Posteriormente, em novembro de 2021, o levantamento “LAI 10 anos: atendimento a pedidos no governo federal” constatou que os anos de 2019 e 2020 se igualaram ao segundo maior índice de negativas a pedidos de informação desde maio de 2012, quando a LAI entrou em vigor. A partir de 2013, o GSI respondeu negativamente a mais da metade dos pedidos que recebeu, com destaque para o primeiro ano do governo Bolsonaro, quando 75% das respostas foram negativas.

Foi igualmente feito um levantamento segundo a LGPD, qual seja “LGPD: reforço a negativas de acesso a informações”, finalizado em dezembro de 2021. Esse estudo verificou que as respostas do governo federal apontavam a LGPD como argumento para negativas de acesso a informações, como, por exemplo, não constar menção à lei no pedido, assim, o número de respostas classificadas como “acesso negado”, sob a justificativa de que os pedidos não mencionavam a LGPD como “assunto” e nem a citavam em seu conteúdo, saltou de 19, em 2019, quando apareceram pela primeira vez, antes mesmo de a LGPD entrar em vigor, para 178 em 2021.

A conjugação desses blocos de dados (LAI e LGPD) culminou no estudo completo intitulado "Sigilo de 100 anos": o uso do art. 31 da LAI para negar informações”. Ficou constatado que, entre mais de 1,3 mil negativas a pedidos de informação que mencionavam o argumento da proteção de dados pessoais, no período de 2015 a 2022, o governo Bolsonaro foi o maior em quantidades de negativas com base no art. 31, § 1º, inciso I da LAI. Nos termos do documento, o GSI concentra as negativas indevidas na gestão Bolsonaro, tendo negado acesso até mesmo a documentos desclassificados, ou seja, cujo sigilo já caducou, sob dois argumentos: “presença de dados pessoais” e “existência de um sigilo específico para informações de atividades de inteligência”. 

Parece escárnio.
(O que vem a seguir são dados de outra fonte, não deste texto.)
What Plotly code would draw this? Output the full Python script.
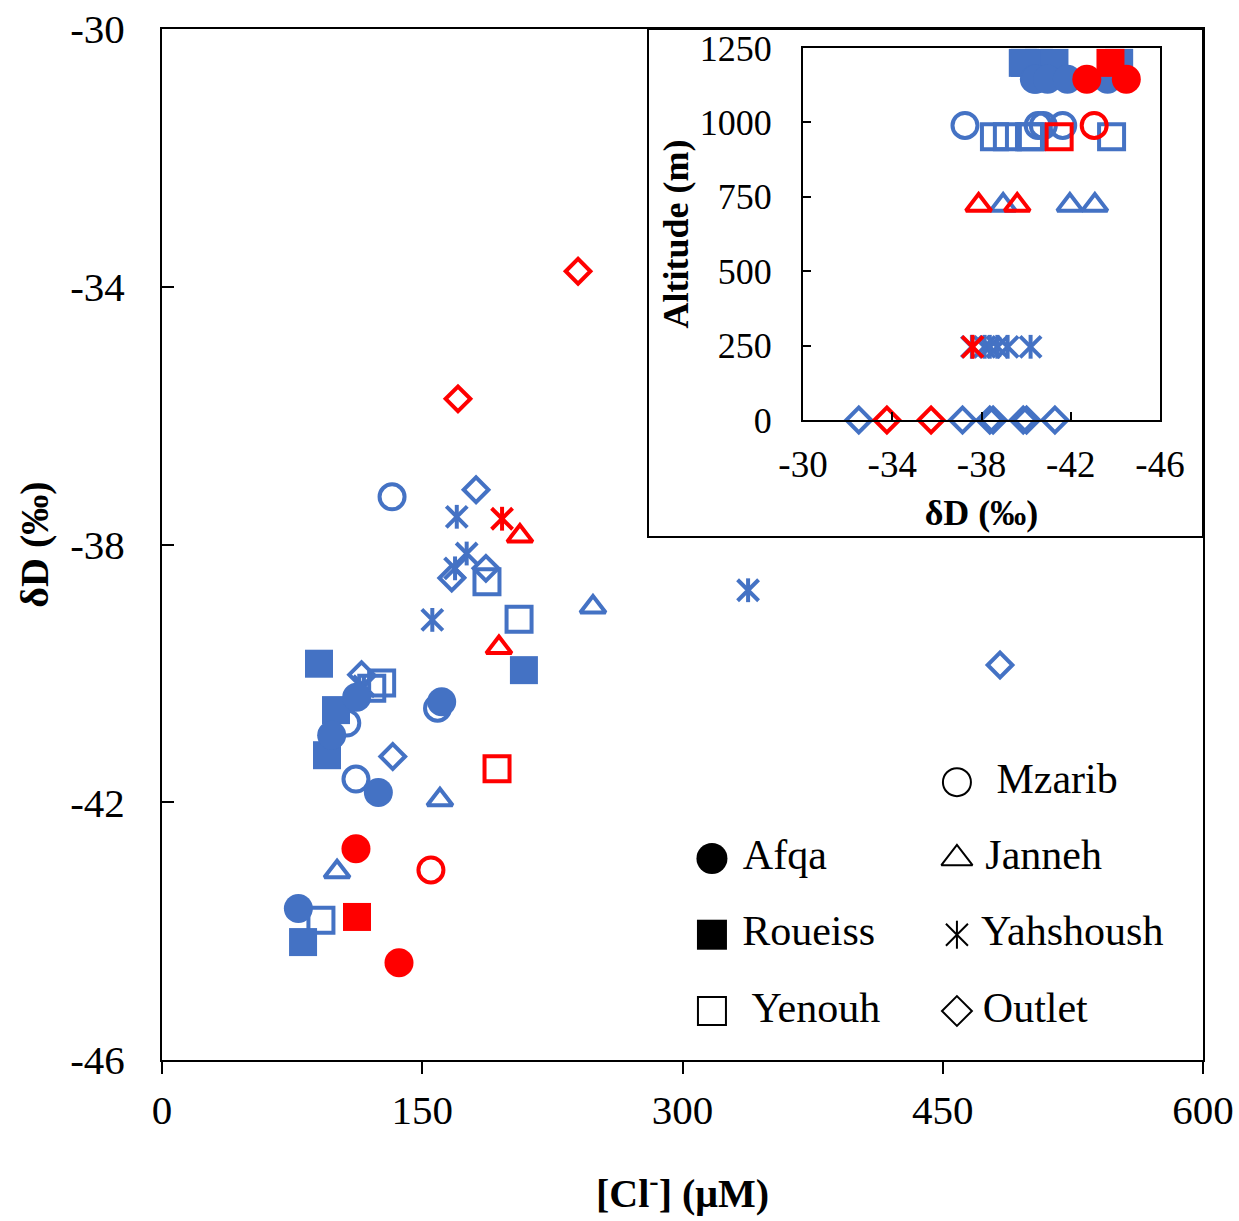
import plotly.graph_objects as go

BLUE = "#4472C4"
RED = "#FF0000"
FONT = "Liberation Serif"

# ---------------- data ----------------
# [Cl-] (µM) and dD (permil) per spring; blue and red sample sets
afqa_blue_cl = [112.2, 161.2, 97.8, 124.7, 78.6]
afqa_blue_dD = [-40.37, -40.44, -40.96, -41.85, -43.65]
afqa_red_cl = [111.8, 136.6]
afqa_red_dD = [-42.72, -44.49]

roueiss_blue_cl = [90.5, 100.3, 95.1, 208.6, 81.3]
roueiss_blue_dD = [-39.85, -40.57, -41.27, -39.95, -44.17]
roueiss_red_cl = [112.4]
roueiss_red_dD = [-43.78]

yenouh_blue_cl = [187.3, 205.8, 126.6, 120.9, 91.6]
yenouh_blue_dD = [-38.58, -39.16, -40.15, -40.23, -43.83]
yenouh_red_cl = [193.1]
yenouh_red_dD = [-41.48]

mzarib_blue_cl = [132.6, 106.5, 158.8, 111.8]
mzarib_blue_dD = [-37.26, -40.77, -40.54, -41.64]
mzarib_red_cl = [155.0]
mzarib_red_dD = [-43.05]

janneh_blue_cl = [248.4, 160.2, 100.9]
janneh_blue_dD = [-38.97, -41.96, -43.08]
janneh_red_cl = [206.3, 194.2]
janneh_red_dD = [-37.87, -39.60]

yahshoush_blue_cl = [169.9, 175.6, 168.9, 155.8, 337.8, 116.4]
yahshoush_blue_dD = [-37.57, -38.14, -38.37, -39.17, -38.71, -40.20]
yahshoush_red_cl = [196.0]
yahshoush_red_dD = [-37.60]

outlet_blue_cl = [181.0, 167.0, 186.7, 133.0, 115.0, 483.0, None]
outlet_blue_dD = [-37.15, -38.52, -38.37, -41.29, -40.02, -39.87, -32.50]
outlet_red_cl = [239.8, 170.6]
outlet_red_dD = [-33.76, -35.74]

# altitude (m) of each spring (inset)
site_altitude = {"Roueiss": 1200, "Afqa": 1145, "Mzarib": 990, "Yenouh": 952,
                 "Janneh": 722, "Yahshoush": 246, "Outlet": 0}

# legend layout (two columns, four rows)
legend_sites = ["Mzarib", "Afqa", "Janneh", "Roueiss", "Yahshoush", "Yenouh", "Outlet"]
legend_cols = ["right", "left", "right", "left", "right", "left", "right"]
legend_rows = ["r1", "r2", "r2", "r3", "r3", "r4", "r4"]
legend_pad = {"Mzarib": 2, "Afqa": 1, "Janneh": 1, "Roueiss": 1, "Yahshoush": 1,
              "Yenouh": 2, "Outlet": 1}

x_ticks = [0, 150, 300, 450, 600]
y_ticks = [-46, -42, -38, -34, -30]
inset_x_ticks = [-30, -34, -38, -42, -46]
inset_y_ticks = [0, 250, 500, 750, 1000, 1250]

# ---------------- styles ----------------
# each site: list of (symbol, size, line width) layers
styles = {
    "Afqa": [("circle", 29, 0)],
    "Roueiss": [("square", 28, 0)],
    "Yenouh": [("square-open", 25, 4)],
    "Mzarib": [("circle-open", 25, 4)],
    "Janneh": [("triangle-up-open", 22, 4)],
    "Yahshoush": [("x-thin-open", 21, 4), ("line-ns-open", 17, 4)],
    "Outlet": [("diamond-open", 19, 4)],
}
legend_styles = {
    "Afqa": [("circle", 31, 0)],
    "Roueiss": [("square", 30, 0)],
    "Yenouh": [("square-open", 28, 2)],
    "Mzarib": [("circle-open", 28, 2)],
    "Janneh": [("triangle-up-open", 27, 2)],
    "Yahshoush": [("x-thin-open", 22, 2), ("line-ns-open", 20, 2)],
    "Outlet": [("diamond-open", 23, 2)],
}

series = {
    "Afqa": {"blue": (afqa_blue_cl, afqa_blue_dD), "red": (afqa_red_cl, afqa_red_dD)},
    "Roueiss": {"blue": (roueiss_blue_cl, roueiss_blue_dD), "red": (roueiss_red_cl, roueiss_red_dD)},
    "Yenouh": {"blue": (yenouh_blue_cl, yenouh_blue_dD), "red": (yenouh_red_cl, yenouh_red_dD)},
    "Mzarib": {"blue": (mzarib_blue_cl, mzarib_blue_dD), "red": (mzarib_red_cl, mzarib_red_dD)},
    "Janneh": {"blue": (janneh_blue_cl, janneh_blue_dD), "red": (janneh_red_cl, janneh_red_dD)},
    "Yahshoush": {"blue": (yahshoush_blue_cl, yahshoush_blue_dD), "red": (yahshoush_red_cl, yahshoush_red_dD)},
    "Outlet": {"blue": (outlet_blue_cl, outlet_blue_dD), "red": (outlet_red_cl, outlet_red_dD)},
}
colors = {"blue": BLUE, "red": RED}


def marker(symbol, size, lw, color):
    filled = not symbol.endswith("-open")
    return dict(symbol=symbol, size=size, color=color,
                line=dict(width=lw, color=color) if not filled else dict(width=0))


fig = go.Figure()

for colname in ["blue", "red"]:
    for site in ["Outlet", "Yahshoush", "Janneh", "Mzarib", "Yenouh", "Roueiss", "Afqa"]:
        cl, dD = series[site][colname]
        for sym, size, lw in styles[site]:
            # main chart: dD vs [Cl-]
            fig.add_trace(go.Scatter(
                x=cl, y=dD, mode="markers", name=f"{site} ({colname})",
                marker=marker(sym, size, lw, colors[colname]),
                showlegend=False, xaxis="x", yaxis="y"))
            # inset: altitude vs dD
            fig.add_trace(go.Scatter(
                x=dD, y=[site_altitude[site]] * len(dD), mode="markers",
                name=f"{site} ({colname})",
                marker=marker(sym, size, lw, colors[colname]),
                showlegend=False, cliponaxis=False, xaxis="x2", yaxis="y2"))

# legend drawn on its own hidden categorical axes
for site, col, row in zip(legend_sites, legend_cols, legend_rows):
    layers = legend_styles[site]
    for i, (sym, size, lw) in enumerate(layers):
        last = i == len(layers) - 1
        tr = dict(x=[col], y=[row], marker=marker(sym, size, lw, "black"),
                  showlegend=False, cliponaxis=False, hoverinfo="skip",
                  xaxis="x3", yaxis="y3")
        if last:
            tr.update(mode="markers+text",
                      text=["\u00a0" * legend_pad[site] + site],
                      textposition="middle right",
                      textfont=dict(family=FONT, size=42, color="black"))
        else:
            tr.update(mode="markers")
        fig.add_trace(go.Scatter(**tr))

# plot-area geometry (pixels) -> paper fractions
PL, PR, PT, PB = 162, 1203, 29, 1060
W, H = PR - PL, PB - PT


def px_x(p):
    return (p - PL) / W


def px_y(p):
    return (PB - p) / H


axis_common = dict(showline=True, linecolor="black", linewidth=2, mirror=True,
                   showgrid=False, zeroline=False, tickcolor="black", tickwidth=2)

fig.update_layout(
    width=1239, height=1221,
    margin=dict(l=PL, r=1239 - PR, t=PT, b=1221 - PB, autoexpand=False),
    paper_bgcolor="white", plot_bgcolor="white",
    font=dict(family=FONT, color="black"),
    showlegend=False,
    xaxis=dict(domain=[0, 1], range=[0, 600], tickvals=x_ticks,
               ticktext=[str(v) for v in x_ticks], ticks="outside", ticklen=12,
               tickfont=dict(size=41), ticklabelstandoff=1,
               title=dict(text="<b>[Cl<sup>-</sup>] (μM)</b>", font=dict(size=40), standoff=47),
               anchor="y", **axis_common),
    yaxis=dict(domain=[0, 1], range=[-46, -30], tickvals=y_ticks,
               ticktext=[str(v) for v in y_ticks], ticks="inside", ticklen=12,
               tickfont=dict(size=41), ticklabelstandoff=27,
               title=dict(text="<b>δD (‰)</b>", font=dict(size=40), standoff=9),
               anchor="x", **axis_common),
    xaxis2=dict(domain=[px_x(803), px_x(1160)], range=[-30, -46], tickvals=inset_x_ticks,
                ticktext=[str(v) for v in inset_x_ticks],
                ticks="inside", ticklen=8, tickfont=dict(size=37), ticklabelstandoff=11,
                title=dict(text="<b>δD (‰)</b>", font=dict(size=36), standoff=15),
                anchor="y2", **axis_common),
    yaxis2=dict(domain=[px_y(420), px_y(48)], range=[0, 1250], tickvals=inset_y_ticks,
                ticktext=[str(v) for v in inset_y_ticks],
                ticks="inside", ticklen=8, tickfont=dict(size=36), ticklabelstandoff=22,
                title=dict(text="<b>Altitude (m)</b>", font=dict(size=36), standoff=0),
                anchor="x2", **axis_common),
    xaxis3=dict(domain=[px_x(600), px_x(1100)], type="category", categoryarray=["left", "right"],
                range=[-0.457, 1.584], visible=False, anchor="y3", fixedrange=True),
    yaxis3=dict(domain=[px_y(1040), px_y(760)], type="category", categoryarray=["r1", "r2", "r3", "r4"],
                range=[3.38, -0.29], visible=False, anchor="x3", fixedrange=True),
    shapes=[dict(type="rect", xref="paper", yref="paper",
                 x0=px_x(648), x1=1.0, y0=px_y(537), y1=1.0,
                 fillcolor="white", line=dict(color="black", width=2), layer="below")],
)

fig.write_html(
    "out.html",
    config={"displayModeBar": False},
    post_script="document.body.style.margin='0';document.body.style.overflow='hidden';",
)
O estudo mostra que entre os dez órgãos que apresentaram os maiores números de negativas com base nessa resposta, de fevereiro de 2019 a outubro de 2021, os campeões são GSI e o Ministério da Saúde (em época de pandemia!).

De acordo com esse estudo, restou evidente, nos casos analisados, que a manutenção de sigilo total sobre os documentos solicitados foi absolutamente inadequada e muitas vezes ilegal. Um exemplo disso foi o sigilo de cem anos para evitar que o Exército punisse o General Pazzuelo que, na ativa, participou de ato político no Rio de Janeiro. É possível inferir que, além de não empreender ações de transparência, não havendo menção a qualquer trabalho, oficina ou debate que questione os atos executados pelo governo Bolsonaro, o governo, na verdade, fragilizou a lei, usando-a como manobra para implementar o seu inverso.

Durante a campanha, o candidato vitorioso prometeu um "revogaço" nos sigilos, o que foi efetivamente feito, agora, a sociedade brasileira aguarda o resultado para conhecer as manobras que lhe retiraram o direito fundamental à informação ao tempo em que revelarão os bastidores indecentes do governo anterior.